5. If the reflection co-efficient is ½ then emissivity is ___
a) 3/4
b) 1/4
c) 1/2
d) 3/2

Answer: a
Explanation: Emissivity in terms of reflection coefficient is given by \(\epsilon=1-\mid\Gamma_s\mid^2=1-\frac{1}{4}=\frac{3}{4}.\)

6. Overall receiver noise temperature expression if T1, T2… are amplifier 1, 2, and so on noise Temperature and G1, G2, and so on are their gain respectively is_____
a) T = \(T_1+\frac{T_2}{G_1}+\frac{T_3}{G_1 G_2}+⋯ \)
b) T = T1+T2 (1-G1)+T3(1-G1G2)+⋯
c) T = \(T_1+\frac{T_2}{(1-G_1)}+\frac{T_3}{(1-G_1 G_2)}+⋯\)
d) T = T1+T2 (G1)+T3(G1G2)+⋯

Answer: a
Explanation: Overall receiver noise temperature expression is given by T = \(T_1+\frac{T_2}{G_1}+\frac{T_3}{G_1 G_2}+⋯ \) System Temperature is one of the important factors to determine the antenna sensitivity and SNR.


7. Total noise power of the system is P=_____
a) k(TA+TR)B
b) k(TA+TR)/B
c) k(TR)B
d) kB/Tsys

Answer: a
Explanation: The overall noise temperature of the system is the sum of noise temperature of antenna TA and the receiver surrounding TR.
⇨ Total noise power of the system is P= k(TA+TR)B
⇨ K is Boltzmann’s constant and B is the bandwidth

8. What is the relation between noise temperature introduced by beam TB and the antenna temperature TA when the solid angle obtained by the noise source is greater than antenna solid angle?
a) TA= TB
b) TA > TB
c) TA < TB
d) TA « TB

Answer: a
Explanation: When the solid angle obtained by the noise source ΩB is greater than antenna solid angle ΩA, then relation between noise temperature introduced by beam TB and the antenna temperatureTA is given by
TA= TB (If Lossless antenna).
For radio astronomy, ΩBA and TA≠ TB; ΔTA=\(\frac{\Omega_B}{\Omega_A}T_B\)

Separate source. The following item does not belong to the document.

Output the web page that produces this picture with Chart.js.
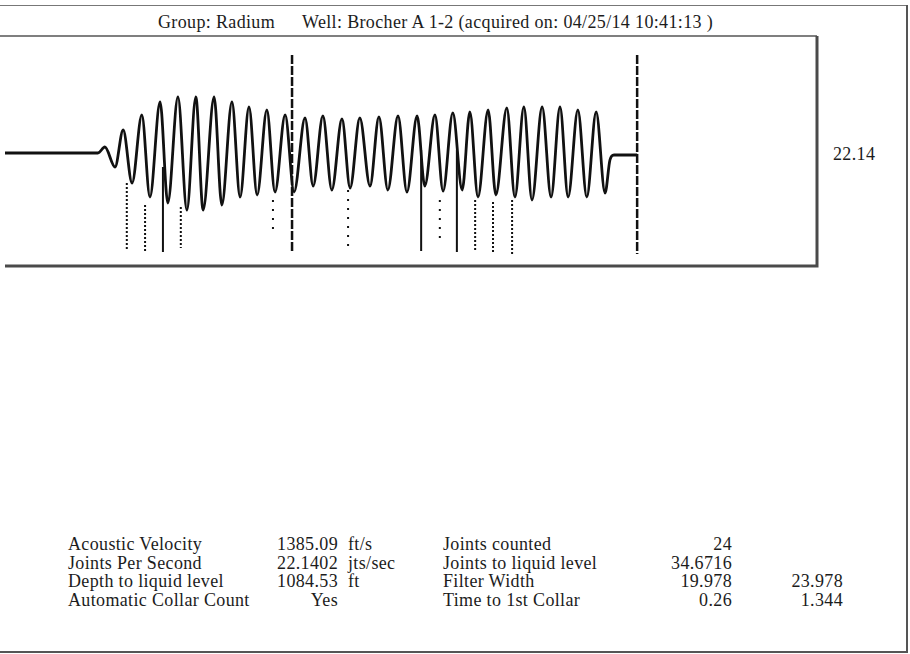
<!DOCTYPE html>
<html>
<head>
<meta charset="utf-8">
<script src="https://cdn.jsdelivr.net/npm/chart.js@4.4.1/dist/chart.umd.min.js"></script>
<style>
  html, body { margin: 0; padding: 0; background: #fff; }
  body { width: 910px; height: 654px; position: relative; overflow: hidden;
         font-family: 'Liberation Serif', 'Times New Roman', serif; color: #1c1c1c; }
  .frame-top { position: absolute; left: 0; top: 5px; width: 908px; border-top: 1px solid #777; }
  .frame-right { position: absolute; left: 906px; top: 5px; height: 648px; border-left: 2px solid #555; }
  .frame-bottom { position: absolute; left: 0; top: 651px; width: 908px; border-top: 2px solid #555; }
  .txt { position: absolute; font-size: 18px; line-height: 18px; white-space: nowrap; letter-spacing: 0.35px; }
  .r { text-align: right; width: 120px; }
  #plotWrap { position: absolute; left: 0; top: 30px; width: 830px; height: 245px; }
</style>
</head>
<body>
<div class="frame-top"></div>
<div class="frame-right"></div>
<div class="frame-bottom"></div>

<div class="txt" style="left:158px; top:13px;">Group: Radium</div>
<div class="txt" style="left:302px; top:13px;">Well: Brocher A 1-2 (acquired on: 04/25/14 10:41:13 )</div>
<div class="txt" id="jpsLabel" style="left:833px; top:145px;"></div>

<div id="plotWrap"><canvas id="acousticChart"></canvas></div>
<div id="table"></div>

<script>
// acoustic trace, time in seconds, amplitude relative
const waveTime = [0, 0.229, 0.246, 0.271, 0.291, 0.313, 0.337, 0.357, 0.382, 0.401,
  0.426, 0.448, 0.470, 0.488, 0.515, 0.534, 0.559, 0.579, 0.601, 0.621,
  0.645, 0.665, 0.690, 0.712, 0.739, 0.759, 0.783, 0.805, 0.830, 0.850,
  0.874, 0.899, 0.921, 0.943, 0.968, 0.990, 1.015, 1.034, 1.059, 1.079,
  1.103, 1.126, 1.145, 1.165, 1.190, 1.209, 1.236, 1.256, 1.278, 1.298,
  1.323, 1.345, 1.367, 1.387, 1.411, 1.433, 1.456, 1.478, 1.490, 1.500, 1.557];
const waveAmp = [-0.02, -0.02, 0.04, -0.16, 0.21, -0.32, 0.36, -0.46, 0.49, -0.52,
  0.54, -0.59, 0.54, -0.59, 0.54, -0.54, 0.49, -0.46, 0.44, -0.44,
  0.41, -0.41, 0.36, -0.41, 0.33, -0.35, 0.35, -0.39, 0.32, -0.37,
  0.33, -0.35, 0.34, -0.39, 0.35, -0.41, 0.35, -0.35, 0.36, -0.40,
  0.38, -0.39, 0.39, -0.46, 0.41, -0.44, 0.43, -0.46, 0.44, -0.49,
  0.44, -0.46, 0.44, -0.46, 0.41, -0.46, 0.39, -0.42, -0.09, -0.04, -0.04];

// collar picks
const dottedCollarTimes = [0.300, 0.345, 0.433, 1.158, 1.202, 1.249];
const dottedCollarTops = [-0.32, -0.54, -0.56, -0.49, -0.51, -0.49];
const dottedCollarBottoms = [-1.00, -1.00, -0.97, -1.01, -1.02, -1.03];
const sparseCollarTimes = [0.660, 0.845, 1.071];
const sparseCollarTops = [-0.49, -0.39, -0.49];
const sparseCollarBottoms = [-0.83, -0.96, -0.93];
const solidCollarTimes = [0.389, 1.025, 1.113];
const solidCollarTops = [-0.16, 0.01, 0.01];
const solidCollarBottoms = [-1.01, -1.00, -1.01];
// selection markers
const markerTimes = [0.707, 1.557];
const markerTops = [0.96, 0.96];
const markerBottoms = [-1.02, -1.03];

const jointsPerSecond = '22.14';

const leftLabels = ['Acoustic Velocity', 'Joints Per Second', 'Depth to liquid level', 'Automatic Collar Count'];
const leftValues = ['1385.09', '22.1402', '1084.53', 'Yes'];
const leftUnits = ['ft/s', 'jts/sec', 'ft', ''];
const rightLabels = ['Joints counted', 'Joints to liquid level', 'Filter Width', 'Time to 1st Collar'];
const rightValues = ['24', '34.6716', '19.978', '0.26'];
const rightExtra = ['', '', '23.978', '1.344'];

document.getElementById('jpsLabel').textContent = jointsPerSecond;

// info table under the trace
const table = document.getElementById('table');
function addText(text, left, top, right) {
  const d = document.createElement('div');
  d.className = right ? 'txt r' : 'txt';
  d.style.left = (right ? left - 120 : left) + 'px';
  d.style.top = top + 'px';
  d.textContent = text;
  table.appendChild(d);
}
leftLabels.forEach((lab, i) => {
  const top = 535 + i * 18.7;
  addText(lab, 68, top);
  addText(leftValues[i], 338, top, true);
  addText(leftUnits[i], 348, top);
  addText(rightLabels[i], 443, top);
  addText(rightValues[i], 732, top, true);
  addText(rightExtra[i], 843, top, true);
});

function segments(times, tops, bottoms) {
  const pts = [];
  times.forEach((t, i) => {
    pts.push({ x: t, y: tops[i] }, { x: t, y: bottoms[i] }, { x: t, y: null });
  });
  return pts;
}

const boxPlugin = {
  id: 'box',
  afterDraw(chart) {
    const { ctx, chartArea: a } = chart;
    ctx.save();
    ctx.strokeStyle = '#555';
    ctx.lineWidth = 1.5;
    ctx.beginPath();
    ctx.moveTo(0, a.top);
    ctx.lineTo(a.right, a.top);
    ctx.stroke();
    ctx.lineWidth = 3;
    ctx.strokeStyle = '#4a4a4a';
    ctx.beginPath();
    ctx.moveTo(a.right, a.top);
    ctx.lineTo(a.right, a.bottom);
    ctx.lineTo(a.left, a.bottom);
    ctx.stroke();
    ctx.restore();
  }
};

const ctx = document.getElementById('acousticChart').getContext('2d');
new Chart(ctx, {
  type: 'line',
  data: {
    datasets: [
      {
        data: waveTime.map((t, i) => ({ x: t, y: waveAmp[i] })),
        borderColor: '#111',
        borderWidth: 2.8,
        cubicInterpolationMode: 'monotone'
      },
      {
        data: segments(dottedCollarTimes, dottedCollarTops, dottedCollarBottoms),
        borderColor: '#111',
        borderWidth: 2,
        borderDash: [2, 2]
      },
      {
        data: segments(sparseCollarTimes, sparseCollarTops, sparseCollarBottoms),
        borderColor: '#111',
        borderWidth: 2,
        borderDash: [2, 7]
      },
      {
        data: segments(solidCollarTimes, solidCollarTops, solidCollarBottoms),
        borderColor: '#111',
        borderWidth: 2
      },
      {
        data: segments(markerTimes, markerTops, markerBottoms),
        borderColor: '#111',
        borderWidth: 2.5,
        borderDash: [9, 2]
      }
    ]
  },
  options: {
    responsive: true,
    maintainAspectRatio: false,
    animation: false,
    spanGaps: false,
    layout: { padding: { left: 5, top: 6, right: 13, bottom: 9 } },
    elements: { point: { radius: 0 } },
    plugins: { legend: { display: false }, tooltip: { enabled: false } },
    scales: {
      x: { type: 'linear', min: 0, max: 2.0, display: false },
      y: { min: -1.15, max: 1.15, display: false }
    }
  },
  plugins: [boxPlugin]
});
</script>
</body>
</html>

9. Which expression suits best when the solid angle obtained by the noise source is less than antenna solid angle?
a) PA ΩA=PB ΩB and ΔTA=\(\frac{\Omega_B}{\Omega_A} T_B\)
b) PA ΩB=PB ΩA and ΔTA=\(\frac{\Omega_B}{\Omega_A} T_B\)
c) ΔTA=\(\frac{\Omega_A}{\Omega_B} T_B\) and PA ΩB=PB ΩA
d) ΔTA=\(\frac{\Omega_A}{\Omega_B} T_B\) and PA ΩA=PB ΩB

Answer: a
Explanation: When the solid angle obtained by the noise sourceΩB is greater than antenna solid angle ΩA, then relation between noise temperature introduced by beam TB and the antenna temperatureTA is given by
TA= TB (If Lossless antenna).
For radio astronomy, ΩBA and TA≠ TB; ΔTA=\(\frac{\Omega_B}{\Omega_A} T_B\) and PA ΩA=PB ΩB

10. Expression for noise figure F related to the effective noise temperature Te is ____
a) \(F=1+\frac{T_e}{T_o}\)
b) \(F=1+\frac{T_0}{T_e}\)
c) \(F=1-\frac{T_e}{T_o}\)
d) \(F=1-\frac{T_0}{T_e}\)

Answer: a
Explanation: The noise introduced by antenna is known as the effective noise temperature. The relation between noise figure and effective noise temperature is given by
\(F=1+\frac{T_e}{T_o}, T_o\) is the room temperature.